[AIM OF THE EXERCISE]:
Collect all lines below with the string "chart".

[GIVEN RECORDS]:
◇ ◇ ◇

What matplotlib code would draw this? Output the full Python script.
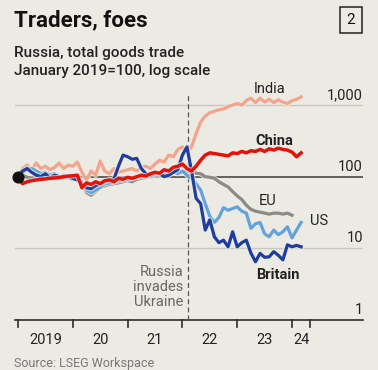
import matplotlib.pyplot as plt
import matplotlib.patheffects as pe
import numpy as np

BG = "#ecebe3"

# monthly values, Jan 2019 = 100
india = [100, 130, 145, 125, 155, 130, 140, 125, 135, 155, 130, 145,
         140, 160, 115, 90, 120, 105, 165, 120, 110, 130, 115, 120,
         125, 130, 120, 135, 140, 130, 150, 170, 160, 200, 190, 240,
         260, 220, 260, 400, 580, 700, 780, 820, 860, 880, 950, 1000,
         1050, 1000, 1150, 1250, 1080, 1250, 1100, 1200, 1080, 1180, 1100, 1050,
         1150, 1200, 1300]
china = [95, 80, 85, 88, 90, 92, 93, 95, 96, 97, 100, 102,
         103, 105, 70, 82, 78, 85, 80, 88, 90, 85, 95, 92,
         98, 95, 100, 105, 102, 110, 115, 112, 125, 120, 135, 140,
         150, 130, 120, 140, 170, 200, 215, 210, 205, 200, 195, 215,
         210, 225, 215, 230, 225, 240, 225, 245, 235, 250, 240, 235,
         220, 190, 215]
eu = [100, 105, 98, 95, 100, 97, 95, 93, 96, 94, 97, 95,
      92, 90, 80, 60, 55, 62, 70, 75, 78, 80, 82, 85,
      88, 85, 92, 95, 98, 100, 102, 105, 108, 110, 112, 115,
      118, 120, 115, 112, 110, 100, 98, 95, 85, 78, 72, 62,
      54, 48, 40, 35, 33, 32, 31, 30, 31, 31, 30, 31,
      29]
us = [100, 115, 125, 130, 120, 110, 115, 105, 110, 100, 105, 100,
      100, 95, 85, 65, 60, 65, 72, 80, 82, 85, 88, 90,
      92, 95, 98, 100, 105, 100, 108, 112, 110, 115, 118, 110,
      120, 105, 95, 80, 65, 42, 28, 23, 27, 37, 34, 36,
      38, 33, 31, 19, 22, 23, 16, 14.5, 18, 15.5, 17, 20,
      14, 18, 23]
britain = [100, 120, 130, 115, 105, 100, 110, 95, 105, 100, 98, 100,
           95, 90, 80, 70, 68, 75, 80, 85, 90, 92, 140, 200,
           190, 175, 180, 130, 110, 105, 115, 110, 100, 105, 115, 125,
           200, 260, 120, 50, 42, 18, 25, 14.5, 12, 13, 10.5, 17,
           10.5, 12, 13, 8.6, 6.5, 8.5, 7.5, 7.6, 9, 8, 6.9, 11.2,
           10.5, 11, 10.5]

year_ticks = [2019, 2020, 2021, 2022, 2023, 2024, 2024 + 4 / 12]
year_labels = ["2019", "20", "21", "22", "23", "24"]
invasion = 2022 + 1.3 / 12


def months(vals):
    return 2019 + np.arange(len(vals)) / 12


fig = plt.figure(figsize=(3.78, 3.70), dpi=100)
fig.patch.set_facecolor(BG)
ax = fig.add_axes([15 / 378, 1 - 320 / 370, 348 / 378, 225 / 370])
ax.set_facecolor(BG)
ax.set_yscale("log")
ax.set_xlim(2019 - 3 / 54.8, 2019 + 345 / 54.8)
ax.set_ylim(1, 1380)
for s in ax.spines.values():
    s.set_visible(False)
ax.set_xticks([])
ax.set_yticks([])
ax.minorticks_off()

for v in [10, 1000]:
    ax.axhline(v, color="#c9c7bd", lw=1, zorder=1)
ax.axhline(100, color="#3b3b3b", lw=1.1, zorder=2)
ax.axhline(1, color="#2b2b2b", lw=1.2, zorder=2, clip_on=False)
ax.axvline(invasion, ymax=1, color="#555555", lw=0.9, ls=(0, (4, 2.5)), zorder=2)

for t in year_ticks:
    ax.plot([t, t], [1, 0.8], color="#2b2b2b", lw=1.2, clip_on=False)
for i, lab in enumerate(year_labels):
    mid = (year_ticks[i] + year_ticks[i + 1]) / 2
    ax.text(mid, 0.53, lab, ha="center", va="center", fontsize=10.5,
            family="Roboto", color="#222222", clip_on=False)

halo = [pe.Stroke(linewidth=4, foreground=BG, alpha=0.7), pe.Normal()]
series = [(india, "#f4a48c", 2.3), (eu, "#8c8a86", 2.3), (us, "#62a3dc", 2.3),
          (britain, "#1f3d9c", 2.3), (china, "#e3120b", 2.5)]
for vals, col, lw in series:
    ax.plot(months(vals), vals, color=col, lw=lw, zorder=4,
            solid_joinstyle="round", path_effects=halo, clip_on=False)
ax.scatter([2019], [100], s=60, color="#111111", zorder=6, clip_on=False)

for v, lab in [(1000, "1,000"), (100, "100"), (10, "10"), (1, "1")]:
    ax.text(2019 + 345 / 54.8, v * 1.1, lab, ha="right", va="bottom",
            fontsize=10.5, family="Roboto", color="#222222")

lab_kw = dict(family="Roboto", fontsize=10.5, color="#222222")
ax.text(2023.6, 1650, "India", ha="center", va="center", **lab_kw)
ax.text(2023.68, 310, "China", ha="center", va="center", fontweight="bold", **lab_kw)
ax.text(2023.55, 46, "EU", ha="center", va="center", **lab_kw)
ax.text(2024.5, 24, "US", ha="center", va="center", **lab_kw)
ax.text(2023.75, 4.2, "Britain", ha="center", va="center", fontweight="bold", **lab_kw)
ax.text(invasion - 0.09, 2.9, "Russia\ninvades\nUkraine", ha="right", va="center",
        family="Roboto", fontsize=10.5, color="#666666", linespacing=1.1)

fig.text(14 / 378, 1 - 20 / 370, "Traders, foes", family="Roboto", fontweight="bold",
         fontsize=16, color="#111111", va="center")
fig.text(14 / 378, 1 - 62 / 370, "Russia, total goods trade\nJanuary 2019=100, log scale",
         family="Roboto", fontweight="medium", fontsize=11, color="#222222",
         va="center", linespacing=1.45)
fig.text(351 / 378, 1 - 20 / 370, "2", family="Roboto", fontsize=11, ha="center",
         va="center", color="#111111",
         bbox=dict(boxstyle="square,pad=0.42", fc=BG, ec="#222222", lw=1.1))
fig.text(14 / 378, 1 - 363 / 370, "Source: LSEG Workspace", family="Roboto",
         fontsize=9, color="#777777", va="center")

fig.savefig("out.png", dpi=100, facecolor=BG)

◇ ◇ ◇

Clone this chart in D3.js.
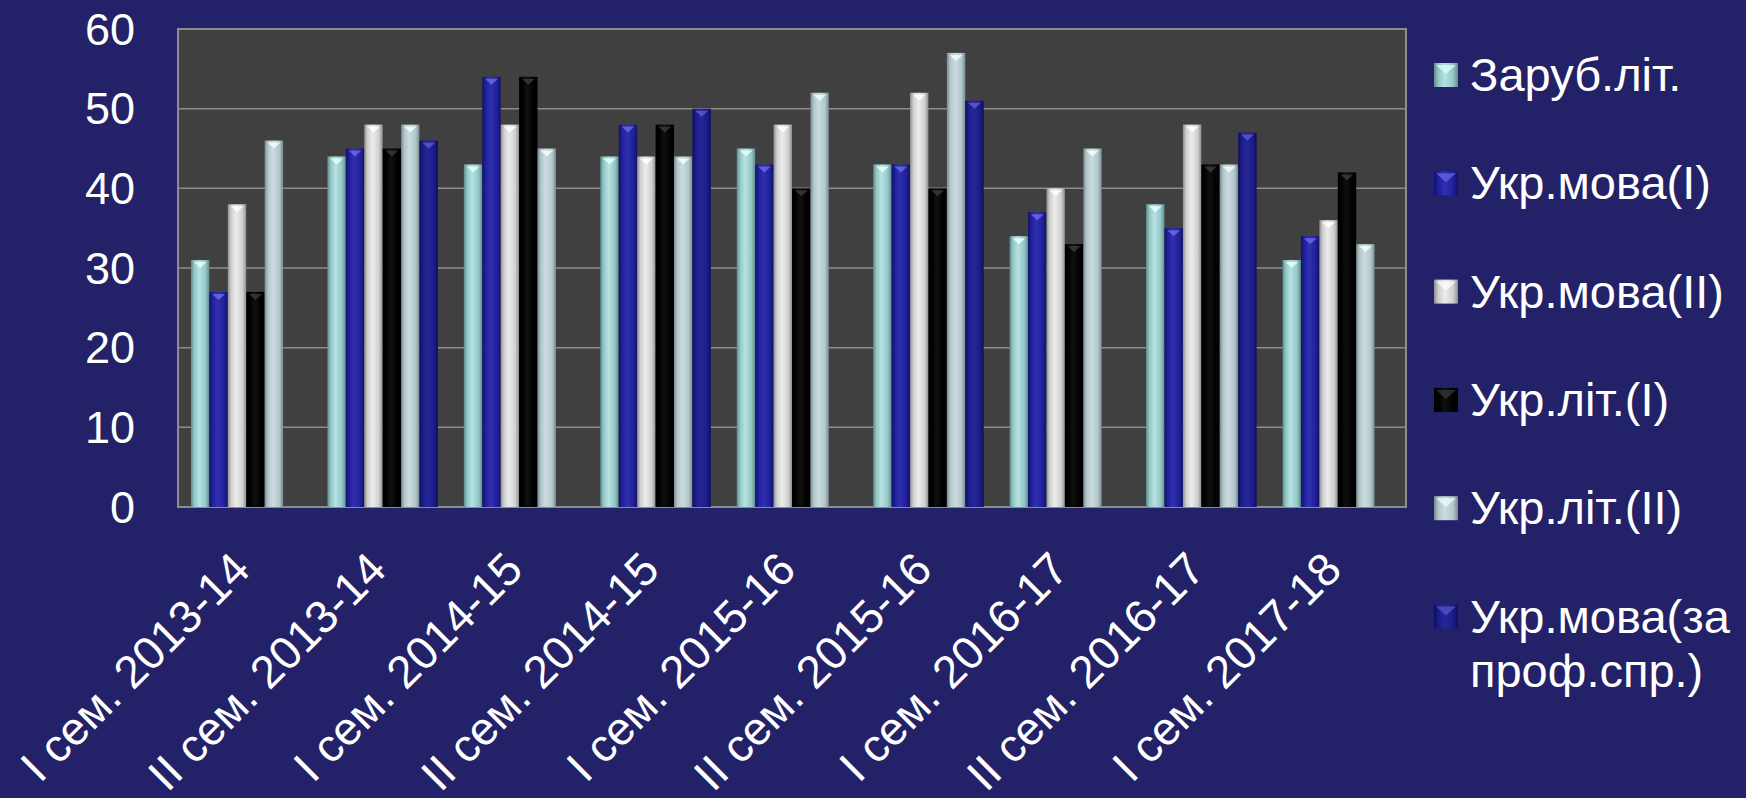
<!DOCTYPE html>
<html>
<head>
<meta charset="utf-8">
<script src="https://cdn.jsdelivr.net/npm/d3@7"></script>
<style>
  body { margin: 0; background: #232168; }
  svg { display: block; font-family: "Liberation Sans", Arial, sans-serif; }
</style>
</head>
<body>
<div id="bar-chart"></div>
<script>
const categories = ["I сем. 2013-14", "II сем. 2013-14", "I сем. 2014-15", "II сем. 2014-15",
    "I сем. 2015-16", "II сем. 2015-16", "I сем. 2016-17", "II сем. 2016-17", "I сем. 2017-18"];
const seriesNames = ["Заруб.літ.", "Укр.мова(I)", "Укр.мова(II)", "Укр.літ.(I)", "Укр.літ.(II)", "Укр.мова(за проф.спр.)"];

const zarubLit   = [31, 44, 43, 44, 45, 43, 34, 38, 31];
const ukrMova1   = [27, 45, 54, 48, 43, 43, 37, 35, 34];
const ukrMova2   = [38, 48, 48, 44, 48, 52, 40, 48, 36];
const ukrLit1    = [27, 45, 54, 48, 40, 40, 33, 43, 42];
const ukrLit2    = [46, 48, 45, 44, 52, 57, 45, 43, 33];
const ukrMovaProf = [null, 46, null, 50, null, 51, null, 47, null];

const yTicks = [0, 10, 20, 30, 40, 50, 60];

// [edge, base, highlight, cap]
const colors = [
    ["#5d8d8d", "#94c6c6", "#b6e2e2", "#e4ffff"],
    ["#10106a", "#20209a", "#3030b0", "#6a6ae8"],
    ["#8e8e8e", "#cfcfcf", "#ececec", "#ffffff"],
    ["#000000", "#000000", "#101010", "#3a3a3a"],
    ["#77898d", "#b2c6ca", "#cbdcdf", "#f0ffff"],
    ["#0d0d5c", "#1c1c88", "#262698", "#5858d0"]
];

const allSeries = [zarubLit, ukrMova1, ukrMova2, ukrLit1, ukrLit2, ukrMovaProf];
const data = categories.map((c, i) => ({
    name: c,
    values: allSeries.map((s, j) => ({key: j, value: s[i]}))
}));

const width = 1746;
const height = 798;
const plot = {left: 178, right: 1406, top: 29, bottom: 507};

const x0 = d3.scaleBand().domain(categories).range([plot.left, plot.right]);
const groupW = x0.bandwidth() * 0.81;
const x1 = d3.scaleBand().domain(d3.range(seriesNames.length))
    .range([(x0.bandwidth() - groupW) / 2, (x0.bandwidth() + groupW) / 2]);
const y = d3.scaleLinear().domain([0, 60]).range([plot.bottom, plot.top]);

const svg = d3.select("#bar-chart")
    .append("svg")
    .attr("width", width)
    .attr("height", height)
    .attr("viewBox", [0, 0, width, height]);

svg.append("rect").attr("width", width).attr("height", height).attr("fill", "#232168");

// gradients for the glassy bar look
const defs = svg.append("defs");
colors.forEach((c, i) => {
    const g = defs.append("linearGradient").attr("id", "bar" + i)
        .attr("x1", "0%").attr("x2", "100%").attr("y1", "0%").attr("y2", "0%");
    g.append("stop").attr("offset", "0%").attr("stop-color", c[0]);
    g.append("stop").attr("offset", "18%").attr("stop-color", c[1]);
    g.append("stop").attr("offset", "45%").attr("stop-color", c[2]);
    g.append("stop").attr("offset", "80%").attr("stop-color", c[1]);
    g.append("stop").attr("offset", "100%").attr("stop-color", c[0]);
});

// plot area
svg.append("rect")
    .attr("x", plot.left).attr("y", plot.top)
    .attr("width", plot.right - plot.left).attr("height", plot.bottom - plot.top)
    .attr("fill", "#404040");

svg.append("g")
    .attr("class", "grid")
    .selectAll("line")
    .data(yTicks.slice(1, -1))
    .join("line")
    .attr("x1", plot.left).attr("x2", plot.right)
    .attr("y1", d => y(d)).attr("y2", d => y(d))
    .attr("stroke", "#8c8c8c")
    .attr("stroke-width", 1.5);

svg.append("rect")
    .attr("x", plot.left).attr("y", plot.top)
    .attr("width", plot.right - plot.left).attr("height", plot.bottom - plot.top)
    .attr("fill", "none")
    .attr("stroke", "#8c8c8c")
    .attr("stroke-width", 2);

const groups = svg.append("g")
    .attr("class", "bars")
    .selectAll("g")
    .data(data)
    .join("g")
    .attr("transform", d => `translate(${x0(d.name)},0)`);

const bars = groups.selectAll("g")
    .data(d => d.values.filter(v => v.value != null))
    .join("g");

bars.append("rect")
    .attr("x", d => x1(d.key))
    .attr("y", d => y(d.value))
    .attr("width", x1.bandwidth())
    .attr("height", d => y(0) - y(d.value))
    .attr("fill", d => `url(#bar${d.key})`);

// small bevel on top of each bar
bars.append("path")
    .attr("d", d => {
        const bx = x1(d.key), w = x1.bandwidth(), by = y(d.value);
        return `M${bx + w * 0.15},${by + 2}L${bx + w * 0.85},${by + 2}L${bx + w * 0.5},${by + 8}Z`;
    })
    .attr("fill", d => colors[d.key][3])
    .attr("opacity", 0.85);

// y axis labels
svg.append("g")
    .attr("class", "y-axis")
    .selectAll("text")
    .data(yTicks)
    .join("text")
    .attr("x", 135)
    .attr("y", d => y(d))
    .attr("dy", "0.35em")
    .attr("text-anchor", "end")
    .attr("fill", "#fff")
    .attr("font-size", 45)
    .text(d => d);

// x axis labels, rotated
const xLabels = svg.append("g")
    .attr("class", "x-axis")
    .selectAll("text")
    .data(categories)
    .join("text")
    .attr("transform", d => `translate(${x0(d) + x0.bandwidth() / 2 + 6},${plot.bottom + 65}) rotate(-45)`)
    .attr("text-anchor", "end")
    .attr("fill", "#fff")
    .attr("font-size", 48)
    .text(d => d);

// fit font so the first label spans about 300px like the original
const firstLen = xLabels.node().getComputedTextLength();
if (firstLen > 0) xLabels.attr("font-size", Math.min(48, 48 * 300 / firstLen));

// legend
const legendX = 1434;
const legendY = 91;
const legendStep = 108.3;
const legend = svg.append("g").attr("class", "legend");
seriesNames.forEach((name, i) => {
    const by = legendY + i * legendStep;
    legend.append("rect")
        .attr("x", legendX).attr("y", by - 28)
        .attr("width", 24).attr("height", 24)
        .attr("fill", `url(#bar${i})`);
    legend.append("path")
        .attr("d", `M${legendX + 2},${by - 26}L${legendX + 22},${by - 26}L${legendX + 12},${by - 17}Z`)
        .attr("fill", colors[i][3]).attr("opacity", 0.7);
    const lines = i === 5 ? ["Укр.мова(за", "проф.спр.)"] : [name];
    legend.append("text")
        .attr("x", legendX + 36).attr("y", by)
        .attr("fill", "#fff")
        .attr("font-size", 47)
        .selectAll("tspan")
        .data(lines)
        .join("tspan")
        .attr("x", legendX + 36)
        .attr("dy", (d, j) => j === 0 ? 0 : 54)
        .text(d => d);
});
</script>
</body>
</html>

◇ ◇ ◇

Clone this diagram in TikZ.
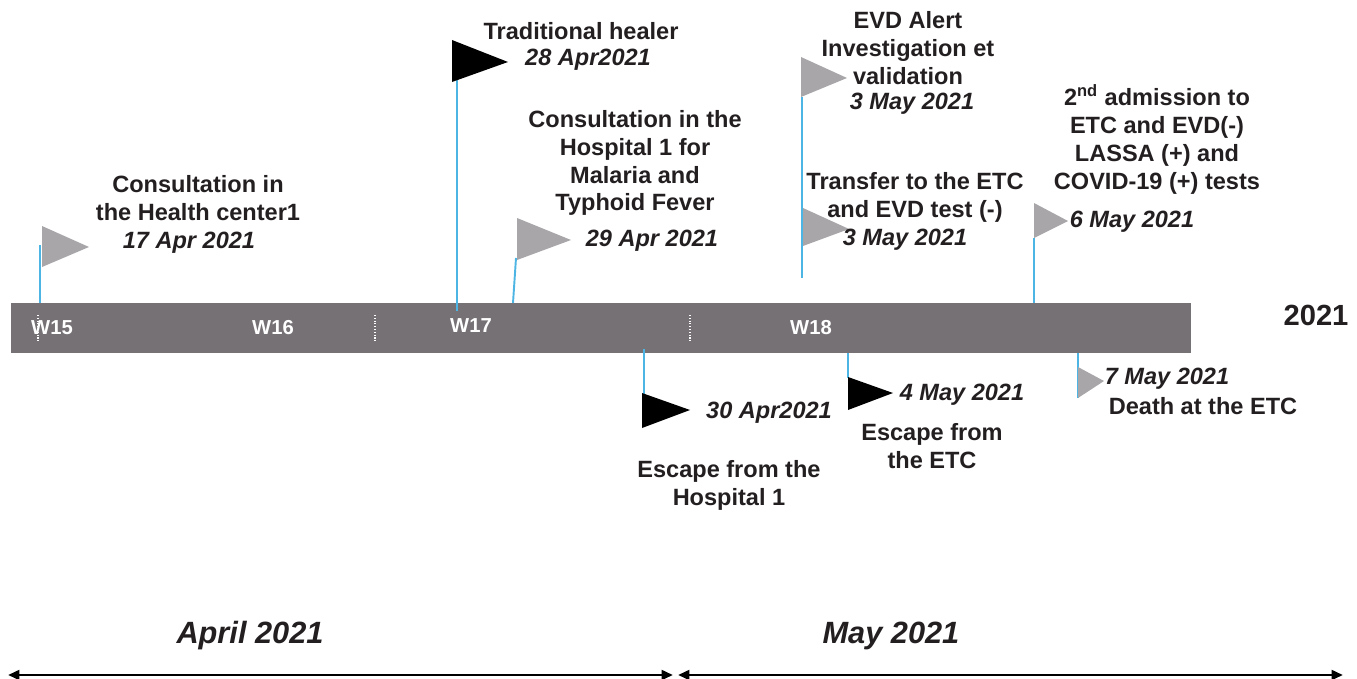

◇ ◇ ◇

[RESULT OF THIS EXERCISE]:
Clone this chart in D3.js.
<div id="bar-chart"></div>
const svg = d3.select("#bar-chart")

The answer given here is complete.